*Work instructions*: Every line that holds "chart" should be shown.

*Data provided*:
..........
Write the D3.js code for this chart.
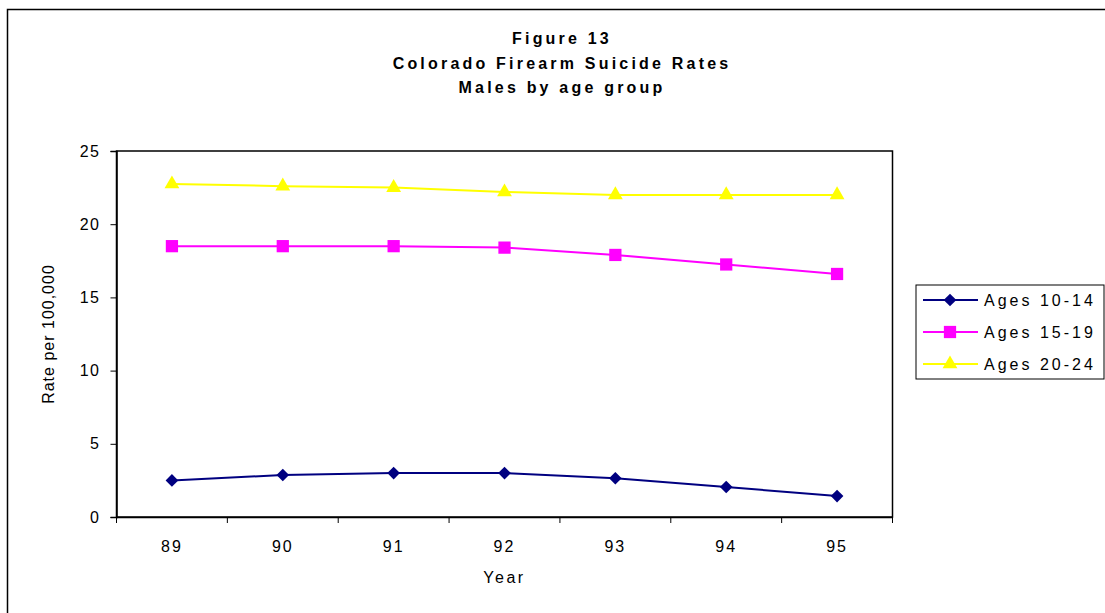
<!DOCTYPE html>
<html>
<head>
<meta charset="utf-8">
<script src="https://cdn.jsdelivr.net/npm/d3@7"></script>
<style>
  body { margin: 0; background: #fff; }
  svg text { font-family: "Liberation Sans", Arial, sans-serif; fill: #000; }
</style>
</head>
<body>
<div class="viz"></div>
<script>
// Data
const years = ["89", "90", "91", "92", "93", "94", "95"];
const ages1014 = [2.5, 2.87, 3.0, 3.0, 2.65, 2.05, 1.43];
const ages1519 = [18.5, 18.5, 18.5, 18.4, 17.9, 17.25, 16.6];
const ages2024 = [22.75, 22.6, 22.5, 22.2, 22.0, 22.0, 22.0];
const yTicks = [0, 5, 10, 15, 20, 25];

// Diamond = square turned 45 degrees
const series = [
  { name: "Ages 10-14", values: ages1014, color: "#000080", symbol: d3.symbolSquare, size: 80, rotate: 45 },
  { name: "Ages 15-19", values: ages1519, color: "#ff00ff", symbol: d3.symbolSquare, size: 150, rotate: 0 },
  { name: "Ages 20-24", values: ages2024, color: "#ffff00", symbol: d3.symbolTriangle, size: 95, rotate: 0 },
];

const totalWidth = 1105;
const totalHeight = 613;
const margin = { top: 151, right: 212.5, bottom: 96, left: 116.5 };
const width = totalWidth - margin.left - margin.right;
const height = totalHeight - margin.top - margin.bottom;
const fontFamily = "Liberation Sans, Arial, sans-serif";

const svg = d3
  .select(".viz")
  .append("svg")
  .attr("width", totalWidth)
  .attr("height", totalHeight);

// Outer chart border (cut off at right and bottom)
svg.append("rect")
  .attr("x", 7.5)
  .attr("y", 9.5)
  .attr("width", 1110)
  .attr("height", 620)
  .attr("fill", "none")
  .attr("stroke", "#000")
  .attr("stroke-width", 1.5);

// Title
const titleLines = ["Figure 13", "Colorado Firearm Suicide Rates", "Males by age group"];
svg.selectAll(".title")
  .data(titleLines)
  .enter()
  .append("text")
  .attr("class", "title")
  .attr("x", 562)
  .attr("y", (d, i) => 44 + i * 24.5)
  .attr("text-anchor", "middle")
  .style("font-size", "16px")
  .style("font-weight", "bold")
  .style("letter-spacing", "3.2px")
  .text((d) => d);

const g = svg
  .append("g")
  .attr("transform", `translate(${margin.left},${margin.top})`);

// Scales
const xScale = d3.scaleBand().domain(years).range([0, width]);
const yScale = d3.scaleLinear().domain([0, 25]).range([height, 0]);

// Plot area frame
g.append("rect")
  .attr("width", width)
  .attr("height", height)
  .attr("fill", "none")
  .attr("stroke", "#000")
  .attr("stroke-width", 1.5);

// Y axis
const yAxis = g.append("g")
  .call(d3.axisLeft(yScale).tickValues(yTicks).tickSize(6).tickPadding(10));
yAxis.select(".domain").attr("stroke-width", 1.5);
yAxis.selectAll("text")
  .style("font-size", "16px")
  .style("letter-spacing", "1.5px")
  .style("font-family", fontFamily);

// X axis with ticks at category boundaries
const xAxis = g.append("g")
  .attr("transform", `translate(0,${height})`)
  .call(d3.axisBottom(xScale).tickSize(0).tickPadding(24));
xAxis.select(".domain").attr("stroke-width", 1.5);
xAxis.selectAll("text")
  .style("font-size", "16px")
  .style("letter-spacing", "2px")
  .style("font-family", fontFamily);
xAxis.selectAll(".boundary")
  .data(d3.range(years.length + 1))
  .enter()
  .append("line")
  .attr("x1", (i) => i * xScale.bandwidth())
  .attr("x2", (i) => i * xScale.bandwidth())
  .attr("y1", 0)
  .attr("y2", 6)
  .attr("stroke", "#000");

// Axis titles
svg.append("text")
  .attr("x", margin.left + width / 2)
  .attr("y", 583)
  .attr("text-anchor", "middle")
  .style("font-size", "16px")
  .style("letter-spacing", "2.5px")
  .text("Year");

svg.append("text")
  .attr("transform", `translate(54,${margin.top + height / 2}) rotate(-90)`)
  .attr("text-anchor", "middle")
  .style("font-size", "16px")
  .style("letter-spacing", "1px")
  .text("Rate per 100,000");

// Lines and markers
const line = d3.line()
  .x((d, i) => xScale(years[i]) + xScale.bandwidth() / 2)
  .y((d) => yScale(d));

series.forEach((s) => {
  g.append("path")
    .datum(s.values)
    .attr("d", line)
    .attr("fill", "none")
    .attr("stroke", s.color)
    .attr("stroke-width", 2);

  g.selectAll(null)
    .data(s.values)
    .enter()
    .append("path")
    .attr("d", d3.symbol().type(s.symbol).size(s.size))
    .attr("transform", (d, i) =>
      `translate(${xScale(years[i]) + xScale.bandwidth() / 2},${yScale(d)}) rotate(${s.rotate})`)
    .attr("fill", s.color);
});

// Legend
const legend = svg.append("g").attr("transform", "translate(916,285)");
legend.append("rect")
  .attr("width", 188)
  .attr("height", 94)
  .attr("fill", "#fff")
  .attr("stroke", "#000");

const items = legend.selectAll(".item")
  .data(series)
  .enter()
  .append("g")
  .attr("transform", (d, i) => `translate(0,${15 + i * 32})`);

items.append("line")
  .attr("x1", 7)
  .attr("x2", 62)
  .attr("stroke", (d) => d.color)
  .attr("stroke-width", 2);

items.append("path")
  .attr("d", (d) => d3.symbol().type(d.symbol).size(d.size)())
  .attr("transform", (d) => `translate(34,0) rotate(${d.rotate})`)
  .attr("fill", (d) => d.color);

items.append("text")
  .attr("x", 68)
  .attr("dy", "0.35em")
  .style("font-size", "16px")
  .style("letter-spacing", "3px")
  .text((d) => d.name);
</script>
</body>
</html>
..........
*The completed task*:
Write the D3.js code for this chart.
// Outer chart border (cut off at right and bottom)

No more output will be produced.